Instructions to follow —
The line containing "($(C)!0.5!(ax0)$) \foreach \i" marks the end: extract everything from the first line of the data through that line, exactly, with no pictures.

Recorded information —
** BEGIN **
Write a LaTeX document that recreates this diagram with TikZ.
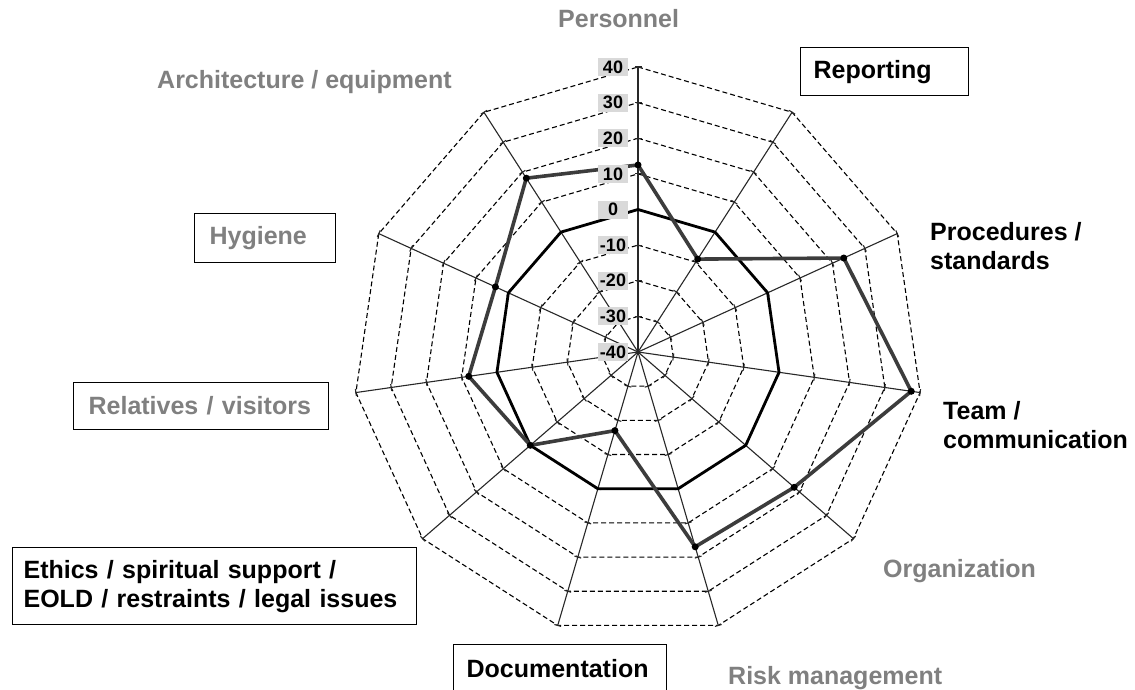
\documentclass[tikz,border=0pt]{standalone}
\usepackage{fontspec}
\setmainfont{Liberation Sans}
\usetikzlibrary{calc}
\definecolor{labelgray}{RGB}{128,128,128}
\definecolor{datagray}{RGB}{60,60,60}
\definecolor{scalebg}{RGB}{217,217,217}
\definecolor{axiscol}{RGB}{40,40,40}
\begin{document}
\begin{tikzpicture}[x=1pt,y=-1pt,
  catfont/.style={font=\bfseries\fontsize{25}{29}\selectfont},
  cattext/.style={catfont, inner sep=0pt, anchor=base west, align=left},
  catbox/.style={catfont, draw=black, line width=1.2pt, fill=white, anchor=north west, inner ysep=0pt, align=left},
  ringline/.style={draw=black, line width=1.1pt, dash pattern=on 5pt off 3pt},
  axisline/.style={draw=axiscol, line width=1.1pt},
  tickline/.style={draw=axiscol, line width=1.1pt},
  zeroring/.style={draw=black, line width=2.8pt, line join=round},
  datapoly/.style={draw=datagray, line width=3.6pt, line join=round},
  datamark/.style={fill=black},
  scalelabel/.style={fill=scalebg, font=\bfseries\fontsize{18}{18}\selectfont, minimum width=30pt, minimum height=18pt, inner sep=0pt}
]
\useasboundingbox (0,0) rectangle (1135,690);
\fill[white] (0,0) rectangle (1135,690);

\coordinate (C) at (638,352);
\foreach \i in {0,...,10} {
  \pgfmathsetmacro{\a}{90-\i*360/11}
  \coordinate (ax\i) at ({638+285*cos(\a)}, {352-285*sin(\a)});
}

% dashed rings
\foreach \k in {1,2,3,5,6,7,8}
  \draw[ringline] ($(C)!{\k/8}!(ax0)$) \foreach \i in {1,...,10} { -- ($(C)!{\k/8}!(ax\i)$) } -- cycle;

% axes
\foreach \i in {0,...,10} \draw[axisline] (C) -- (ax\i);

% ticks
\foreach \i in {0,...,10} {
  \foreach \k in {1,...,8} {
    \coordinate (tp) at ($(C)!{\k/8}!(ax\i)$);
    \draw[tickline] ($(tp)!3.5pt!90:(C)$) -- ($(tp)!3.5pt!-90:(C)$);
  }
}

% zero ring
\draw[zeroring] ($(C)!0.5!(ax0)$) \foreach \i in {1,...,10} { -- ($(C)!0.5!(ax\i)$) } -- cycle;

% data
\foreach \v [count=\n from 0] in {12.5,-9,23.5,37.5,18,17,-17,0,8,4,18}
  \coordinate (d\n) at ($(C)!{(\v+40)/80}!(ax\n)$);
\draw[datapoly] (d0) \foreach \n in {1,...,10} { -- (d\n) } -- cycle;
\foreach \n in {0,...,10} \fill[datamark] (d\n) circle (3.5pt);

% scale labels
\foreach \k in {0,...,8} {
  \pgfmathtruncatemacro{\val}{\k*10-40}
  \node[scalelabel] (s\k) at (613, {352-\k*35.625}) {\val};
}

% category labels
\node[cattext, text=labelgray] (personnel) at (558,28) {Personnel};
\node[catbox, text width=142pt, inner xsep=13pt, minimum height=48pt] (reporting) at (800,47) {Reporting};
\node[cattext] (procedures) at (930,269) {Procedures /\\standards};
\node[cattext] (team) at (943,448) {Team /\\communication};
\node[cattext, text=labelgray] (organization) at (883,577) {Organization};
\node[cattext, text=labelgray] (risk) at (728,684) {Risk management};
\node[catbox, text width=187pt, inner xsep=13pt, minimum height=48pt] (documentation) at (453,644) {Documentation};
\node[catbox, text width=382pt, inner xsep=11pt, minimum height=77pt] (ethics) at (12,547) {Ethics / spiritual support /\\EOLD / restraints / legal issues};
\node[catbox, text=labelgray, text width=225pt, inner xsep=15pt, minimum height=47pt] (relatives) at (73,382) {Relatives / visitors};
\node[catbox, text=labelgray, text width=111pt, inner xsep=15pt, minimum height=49pt] (hygiene) at (194,213) {Hygiene};
\node[cattext, text=labelgray] (architecture) at (157,89) {Architecture / equipment};
\end{tikzpicture}
\end{document}
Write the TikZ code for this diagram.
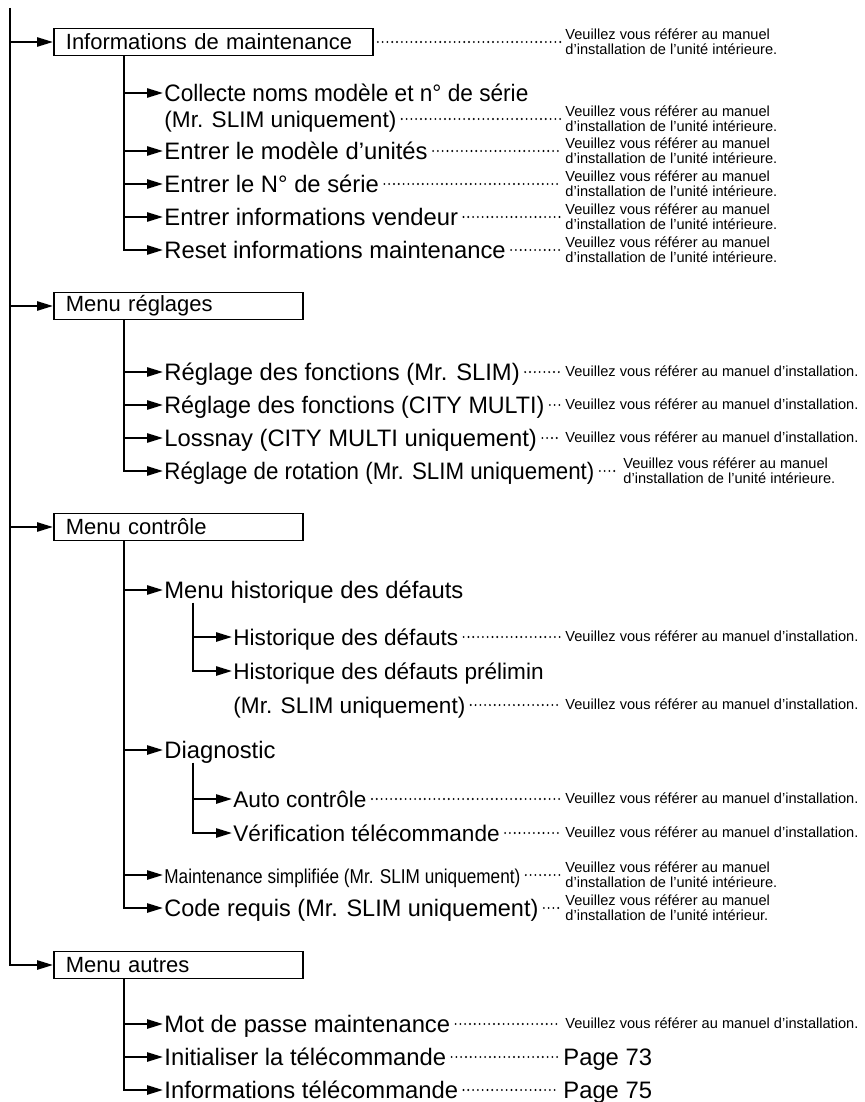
** END **
Written solution —
Write a LaTeX document that recreates this diagram with TikZ.
\documentclass[tikz,border=0pt]{standalone}
\usepackage{fontspec}
\setmainfont{Liberation Sans}
\usetikzlibrary{calc}
\definecolor{labelgray}{RGB}{128,128,128}
\definecolor{datagray}{RGB}{60,60,60}
\definecolor{scalebg}{RGB}{217,217,217}
\definecolor{axiscol}{RGB}{40,40,40}
\begin{document}
\begin{tikzpicture}[x=1pt,y=-1pt,
  catfont/.style={font=\bfseries\fontsize{25}{29}\selectfont},
  cattext/.style={catfont, inner sep=0pt, anchor=base west, align=left},
  catbox/.style={catfont, draw=black, line width=1.2pt, fill=white, anchor=north west, inner ysep=0pt, align=left},
  ringline/.style={draw=black, line width=1.1pt, dash pattern=on 5pt off 3pt},
  axisline/.style={draw=axiscol, line width=1.1pt},
  tickline/.style={draw=axiscol, line width=1.1pt},
  zeroring/.style={draw=black, line width=2.8pt, line join=round},
  datapoly/.style={draw=datagray, line width=3.6pt, line join=round},
  datamark/.style={fill=black},
  scalelabel/.style={fill=scalebg, font=\bfseries\fontsize{18}{18}\selectfont, minimum width=30pt, minimum height=18pt, inner sep=0pt}
]
\useasboundingbox (0,0) rectangle (1135,690);
\fill[white] (0,0) rectangle (1135,690);

\coordinate (C) at (638,352);
\foreach \i in {0,...,10} {
  \pgfmathsetmacro{\a}{90-\i*360/11}
  \coordinate (ax\i) at ({638+285*cos(\a)}, {352-285*sin(\a)});
}

% dashed rings
\foreach \k in {1,2,3,5,6,7,8}
  \draw[ringline] ($(C)!{\k/8}!(ax0)$) \foreach \i in {1,...,10} { -- ($(C)!{\k/8}!(ax\i)$) } -- cycle;

% axes
\foreach \i in {0,...,10} \draw[axisline] (C) -- (ax\i);

% ticks
\foreach \i in {0,...,10} {
  \foreach \k in {1,...,8} {
    \coordinate (tp) at ($(C)!{\k/8}!(ax\i)$);
    \draw[tickline] ($(tp)!3.5pt!90:(C)$) -- ($(tp)!3.5pt!-90:(C)$);
  }
}

% zero ring
\draw[zeroring] ($(C)!0.5!(ax0)$) \foreach \i in {1,...,10} { -- ($(C)!0.5!(ax\i)$) } -- cycle;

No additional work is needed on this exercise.